The refugee crisis erupted in late August when Myanmar armed forces launched a security operation in the north of Rakhine State, driving thousands of children, women and men to flee over the border to Bangladesh in search of safety.

“The causes of their flight have not been addressed, and we have yet to see substantive progress on addressing the exclusion and denial of rights that has deepened over the last decades, rooted in their lack of citizenship,” Mr. Grandi said.

“It is time to bring an end to this repeated, devastating cycle of violence, displacement and statelessness to invest in tangible, substantial measures that will start to overcome the profound exclusion that the Rohingya community have endured for far too long,” he added.

Also addressing the Council was UN Assistant Secretary-General for Political Affairs Miroslav Jenca, who said that while there has been certain progress on the three priorities laid out by the Secretary-General, not all have been implemented thus far.

Turning first to the need to end violence and improve the security situation, he said that although large-scale acts of violence have subsided, concerns about threats and intimidation against the remaining Rohingya population from Bamar and Rakhine communities, as well as from militia and security forces in Rakhine state, persist.

Second, the UN does not have sufficient access to make a meaningful assessment of the humanitarian or human rights situation in Rakhine.

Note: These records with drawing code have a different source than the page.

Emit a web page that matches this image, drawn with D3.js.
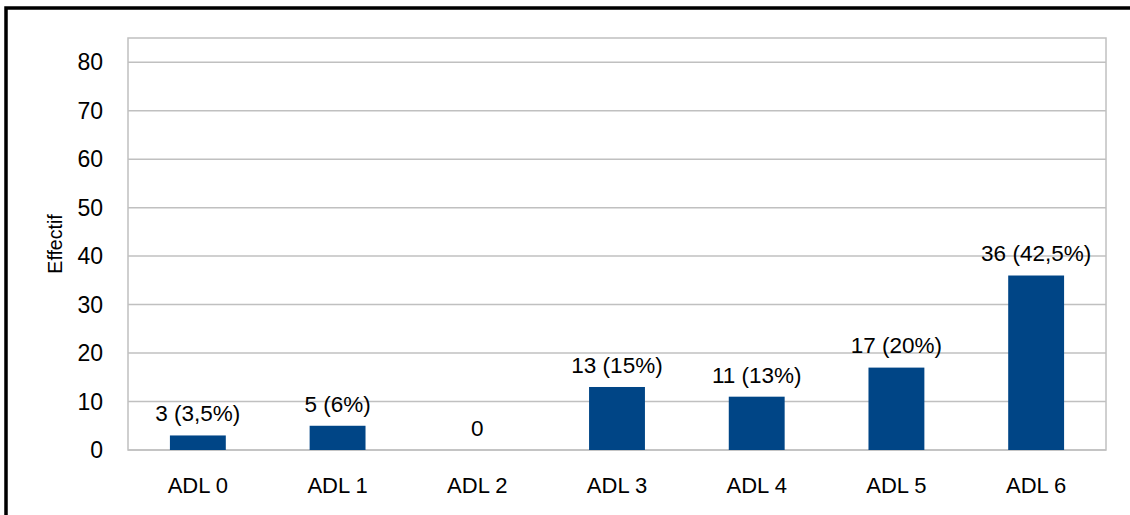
<!DOCTYPE html>
<html>
<head>
<meta charset="utf-8">
<script src="https://cdn.jsdelivr.net/npm/d3@7"></script>
<style>
  body { margin: 0; background: #fff; }
  svg { display: block; font-family: "Liberation Sans", Arial, sans-serif; }
</style>
</head>
<body>
<div id="chart"></div>
<script>
// ADL score distribution
const categories = ["ADL 0", "ADL 1", "ADL 2", "ADL 3", "ADL 4", "ADL 5", "ADL 6"];
const counts = [3, 5, 0, 13, 11, 17, 36];
const labels = ["3 (3,5%)", "5 (6%)", "0", "13 (15%)", "11 (13%)", "17 (20%)", "36 (42,5%)"];
const yTicks = [0, 10, 20, 30, 40, 50, 60, 70, 80];

const W = 1130, H = 515;
const margin = { top: 38, right: 24, bottom: 65, left: 128 };
const width = W - margin.left - margin.right;
const height = H - margin.top - margin.bottom;

const svg = d3.select("#chart").append("svg")
    .attr("width", W).attr("height", H);

// outer frame
svg.append("rect")
    .attr("x", 6).attr("y", 8)
    .attr("width", W + 20).attr("height", H + 20)
    .attr("fill", "none").attr("stroke", "#000").attr("stroke-width", 3.5);

const g = svg.append("g").attr("transform", `translate(${margin.left},${margin.top})`);

const x = d3.scaleBand().domain(categories).range([0, width]).paddingInner(0.6).paddingOuter(0.3);
const y = d3.scaleLinear().domain([0, 85]).range([height, 0]);

// gridlines
g.append("g").selectAll("line")
    .data(yTicks)
    .join("line")
    .attr("x1", 0).attr("x2", width)
    .attr("y1", d => y(d)).attr("y2", d => y(d))
    .attr("stroke", "#c0c0c0").attr("stroke-width", 1.5);

// plot frame
g.append("rect")
    .attr("x", 0).attr("y", 0).attr("width", width).attr("height", height)
    .attr("fill", "none").attr("stroke", "#c0c0c0").attr("stroke-width", 1.5);

// y axis labels
g.append("g").selectAll("text")
    .data(yTicks)
    .join("text")
    .attr("x", -25).attr("y", d => y(d))
    .attr("dy", "0.35em")
    .attr("text-anchor", "end")
    .attr("font-size", 23)
    .attr("fill", "#000")
    .text(d => d);

// y title
svg.append("text")
    .attr("transform", `translate(62,${margin.top + height / 2}) rotate(-90)`)
    .attr("text-anchor", "middle")
    .attr("font-size", 19.5)
    .text("Effectif");

// bars
g.append("g").selectAll("rect")
    .data(counts)
    .join("rect")
    .attr("x", (d, i) => x(categories[i]))
    .attr("y", d => y(d))
    .attr("width", x.bandwidth())
    .attr("height", d => height - y(d))
    .attr("fill", "#004586");

// value labels
g.append("g").selectAll("text")
    .data(counts)
    .join("text")
    .attr("x", (d, i) => x(categories[i]) + x.bandwidth() / 2)
    .attr("y", d => y(d) - 22)
    .attr("dy", "0.35em")
    .attr("text-anchor", "middle")
    .attr("font-size", 22.5)
    .text((d, i) => labels[i]);

// category labels
g.append("g").selectAll("text")
    .data(categories)
    .join("text")
    .attr("x", d => x(d) + x.bandwidth() / 2)
    .attr("y", height + 35)
    .attr("dy", "0.35em")
    .attr("text-anchor", "middle")
    .attr("font-size", 22)
    .text(d => d);
</script>
</body>
</html>
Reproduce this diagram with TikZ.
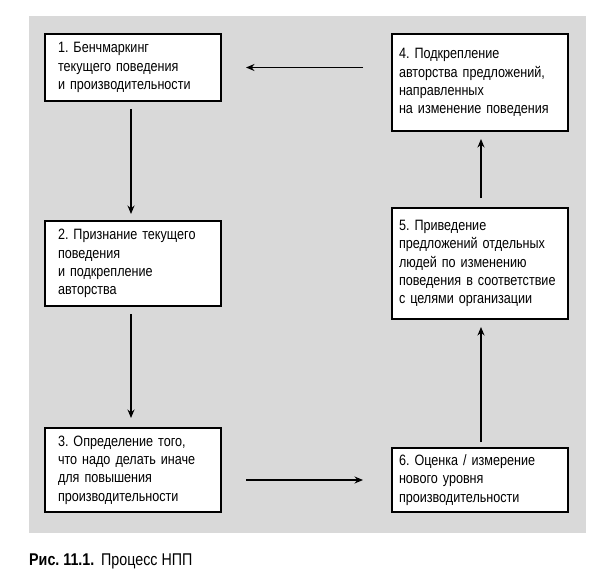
\documentclass[tikz,border=0pt]{standalone}
\usepackage{fontspec}
\setmainfont{Liberation Sans}[FakeStretch=0.84]
\usetikzlibrary{arrows.meta}
\definecolor{bggray}{RGB}{217,217,217}
\frenchspacing
\tikzset{
  stepbox/.style={draw=black, line width=1.2pt, fill=white, outer sep=0pt,
    inner ysep=2pt, minimum width=176pt, align=left,
    font=\fontsize{15pt}{18.3pt}\selectfont},
  leftbox/.style={stepbox, inner xsep=13pt, text width=150pt},
  rightbox/.style={stepbox, inner xsep=7pt, text width=162pt},
  arr/.style={line width=1.2pt, -{Stealth[length=8.5pt,width=7pt]}}
}
\begin{document}
\begin{tikzpicture}[x=1pt,y=-1pt]
\useasboundingbox (0,0) rectangle (607,575);
\fill[bggray] (29,16) rectangle (586,533);
\node[leftbox, minimum height=67pt] (b1) at (133,67.5) {1. Бенчмаркинг\\текущего поведения\\и производительности};
\node[leftbox, minimum height=85pt] (b2) at (133,263.5) {2. Признание текущего\\поведения\\и подкрепление\\авторства};
\node[leftbox, minimum height=84pt] (b3) at (133,470) {3. Определение того,\\что надо делать иначе\\для повышения\\производительности};
\node[rightbox, minimum height=97pt] (b4) at (480,82.5) {4. Подкрепление\\авторства предложений,\\направленных\\на изменение поведения};
\node[rightbox, minimum height=111pt] (b5) at (480,263.5) {5. Приведение\\предложений отдельных\\людей по изменению\\поведения в соответствие\\с целями организации};
\node[rightbox, minimum height=64pt] (b6) at (480,480) {6. Оценка / измерение\\нового уровня\\производительности};
\draw[arr, shorten <=29pt, shorten >=25pt] (b4.west |- b1.east) -- (b1.east);
\draw[arr, shorten <=8pt, shorten >=7pt] ([xshift=-2pt]b1.south) -- ([xshift=-2pt]b2.north);
\draw[arr, shorten <=8pt, shorten >=10pt] ([xshift=-2pt]b2.south) -- ([xshift=-2pt]b3.north);
\draw[arr, shorten <=25pt, shorten >=29pt] (b3.east |- b6.west) -- (b6.west);
\draw[arr, shorten <=6pt, shorten >=8pt] ([xshift=1pt]b6.north) -- ([xshift=1pt]b5.south);
\draw[arr, shorten <=10pt, shorten >=8pt] ([xshift=1pt]b5.north) -- ([xshift=1pt]b4.south);
\node[anchor=base west, inner sep=0pt, font=\fontsize{17pt}{18pt}\selectfont] (cap) at (29,565) {\textbf{Рис. 11.1.}\, Процесс НПП};
\end{tikzpicture}
\end{document}
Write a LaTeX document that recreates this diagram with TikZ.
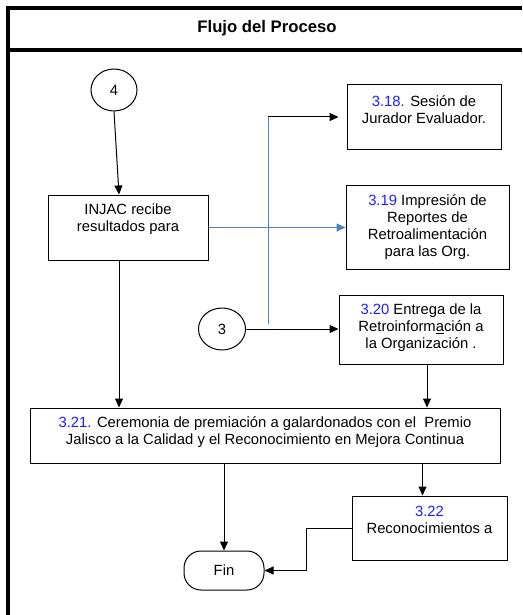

As for the third point, which is voluntary, safe, dignified and sustainable return of refugees and internally displaced people to their places of origin or choice, Mr. Jenca said the Government has taken some high-level steps to advance this process, including the convening of an Advisory Board, whose recommendations include the inclusion of the UN at an early stage, soonest full humanitarian access, wider media access, and the formation of an independent fact-finding commission.

Mr. Jenca called on the authorities in Myanmar to release the arrested two Reuters journalists and respect the right to freedom of expression and information.

Reuters has now published the story these journalists were working on, a deeply disturbing account of the execution of 10 Rohingya men in Inn Din village (Maungdaw) in northern Rakhine state,he said, while the Associated Press (AP) has also published a report of five mass graves in Gudar Pyin village (Buthidaung).

“These and other shocking reports of grave abuses demand our attention and action, for the sake of lasting peace and justice,” he said.